Think I already read somewere here that most mothers don't beleve a woman good enough for their son even exist :)) So don't take it personal, dear, we all are facing this attitude in one way or another. Just make sure to become a fairy mother-in-law for your future daughter-in-law, not a witch as the one you are facing now :))
Try not to be too direct with your mother in law about this as it can be a delicate subject for her. Instead, observe for a while if she is truly acting in a way that shows she is unhappy with you. Concrete evidence would be a much better approach than using speculation alone. In the meanwhile, be courteous to your mother-in-law, but also make sure not to let her bully you. Speak to your husband about this issue if it goes out of hand, and perhaps he can help mediate things between your his mum and yourself.
Usually mothers-in-law are doing what they feel are best for their sons, and sometimes may be a sense of loss especially their son who was so dependent on them before the marriage are now not so quick to come to them with any problems they may have. She can thus feel threatened, which can also make you feel the same. It is important to tread carefully in this case, and do not put your husband in between yourself and his mum as it might cause family strains.
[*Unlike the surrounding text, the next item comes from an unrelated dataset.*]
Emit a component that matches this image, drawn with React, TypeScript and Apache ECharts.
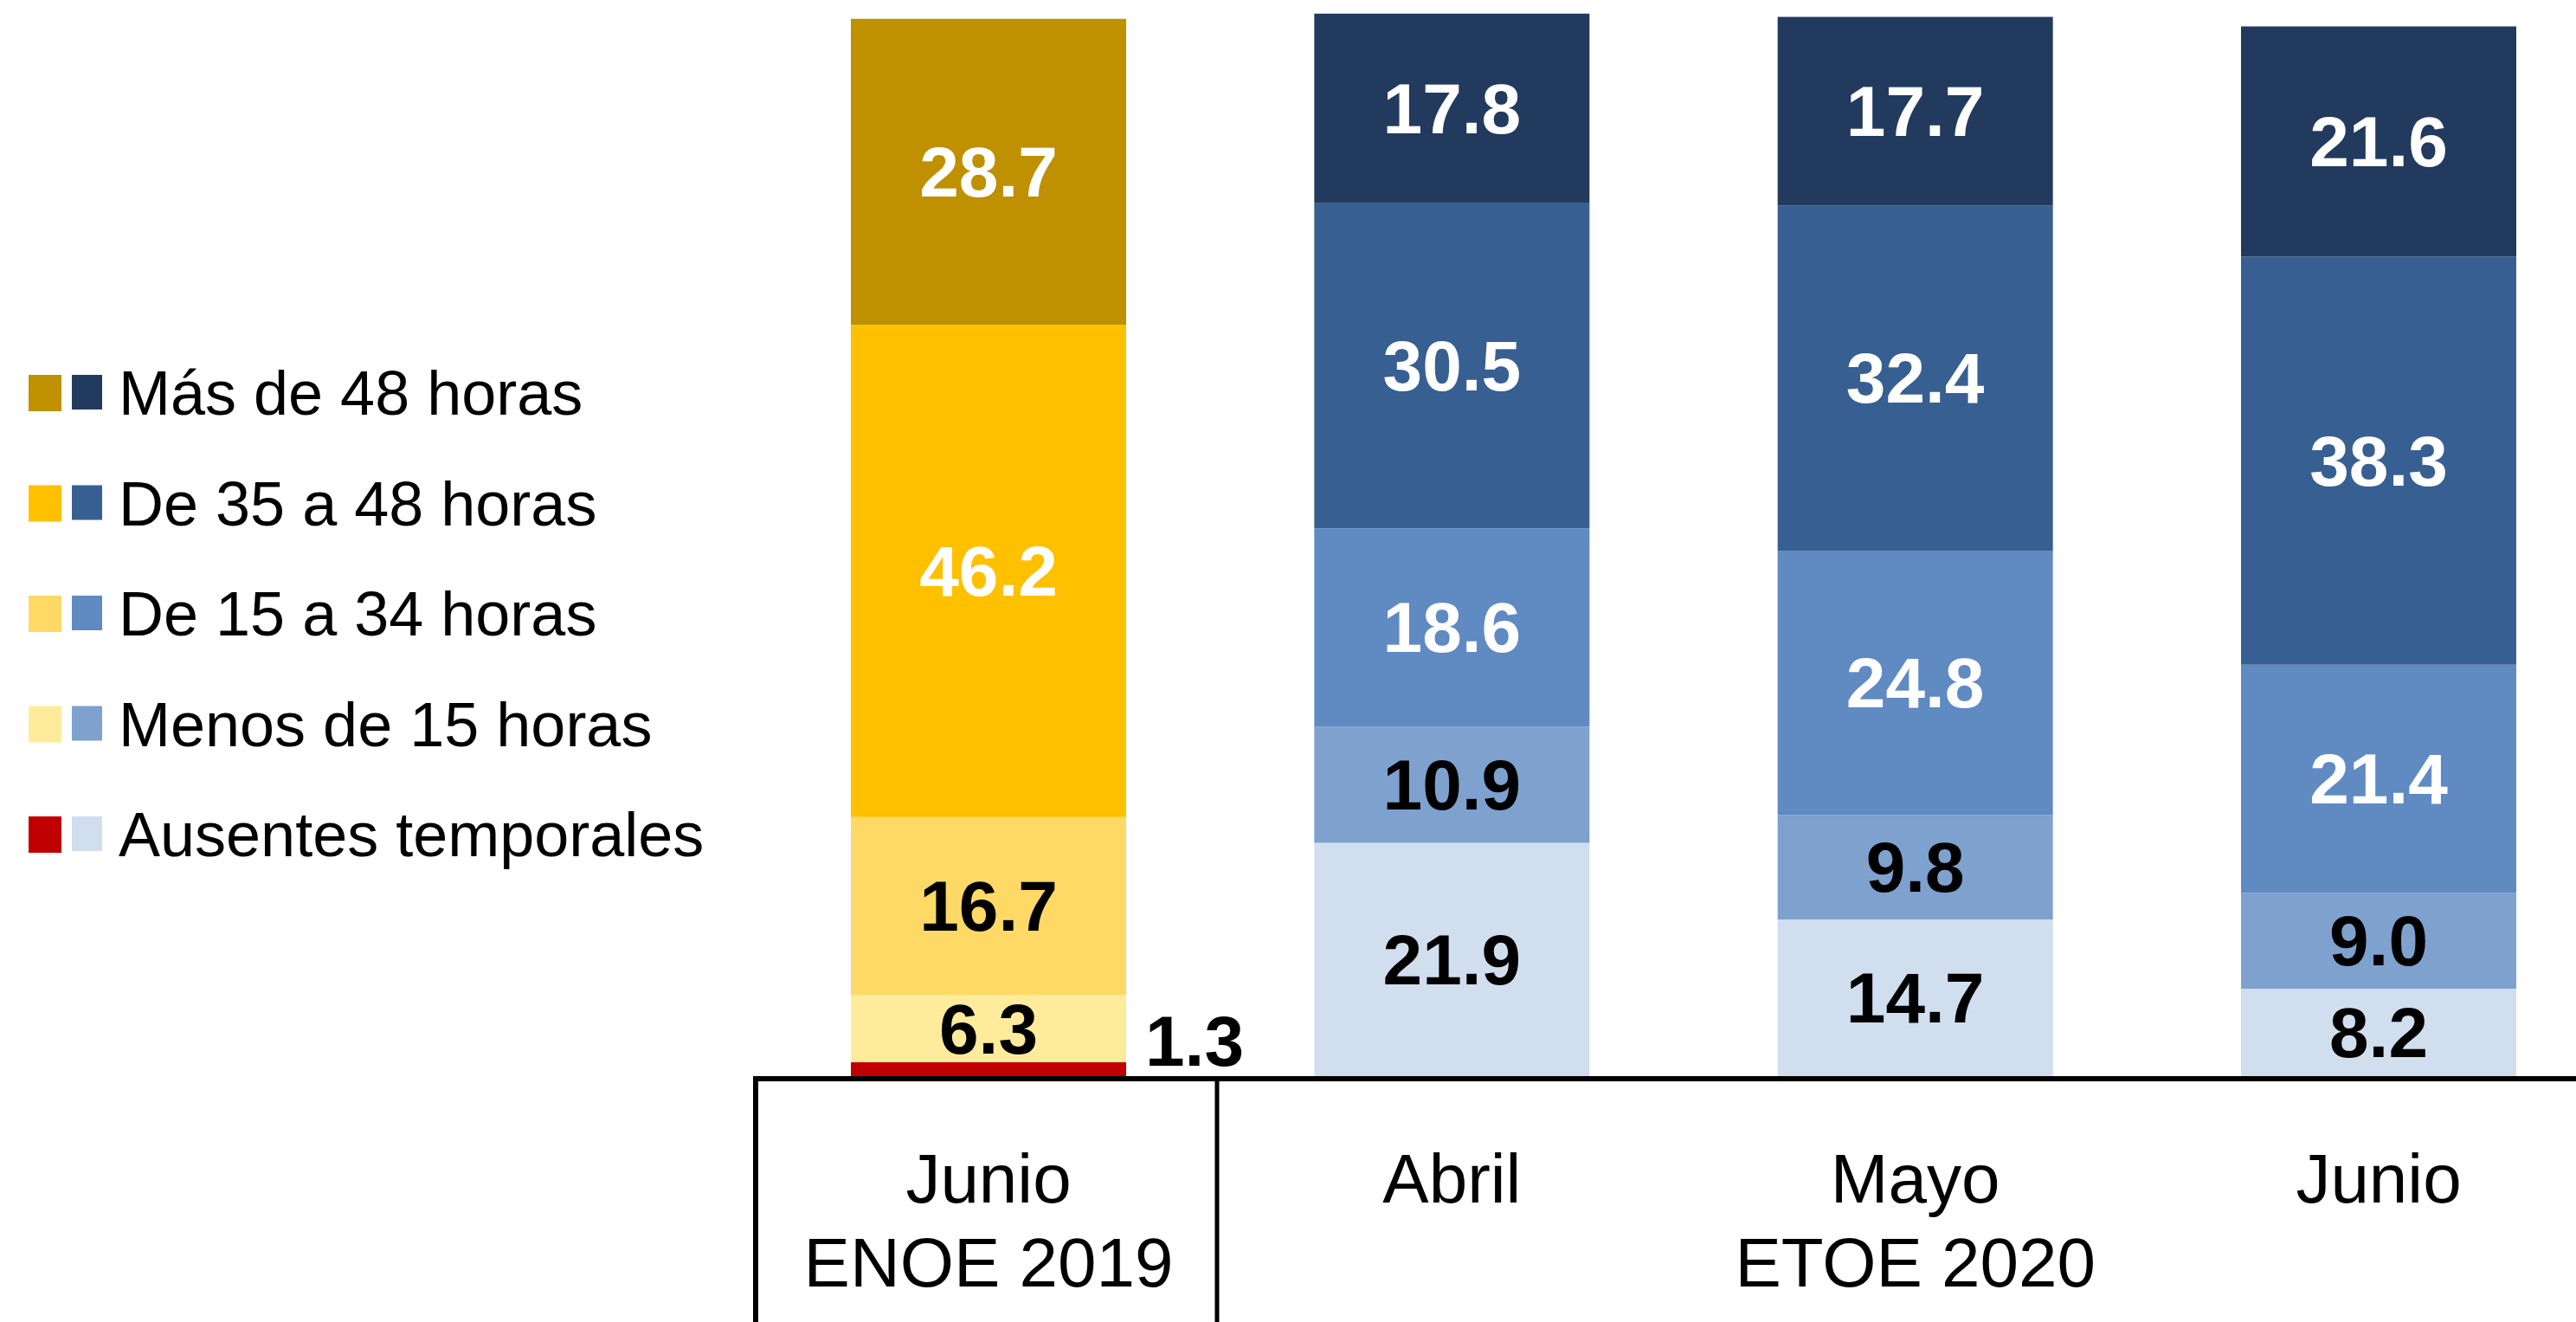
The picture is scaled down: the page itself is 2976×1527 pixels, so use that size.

In-laws are often difficult to please, but that doesn’t need to threaten your relationship. Your spouse’s parents are very interested in seeing their child happy in marriage, and for one reason or another, your in-laws have their doubts. You shouldn’t worry too much about their thoughts on your marriage, though. As long as your spouse isn’t listening to their advice, you can be very happy in love despite their feelings right now. If they are good parents, then seeing their child in a fulfilling marriage will be all that’s necessary to win them over in the long run.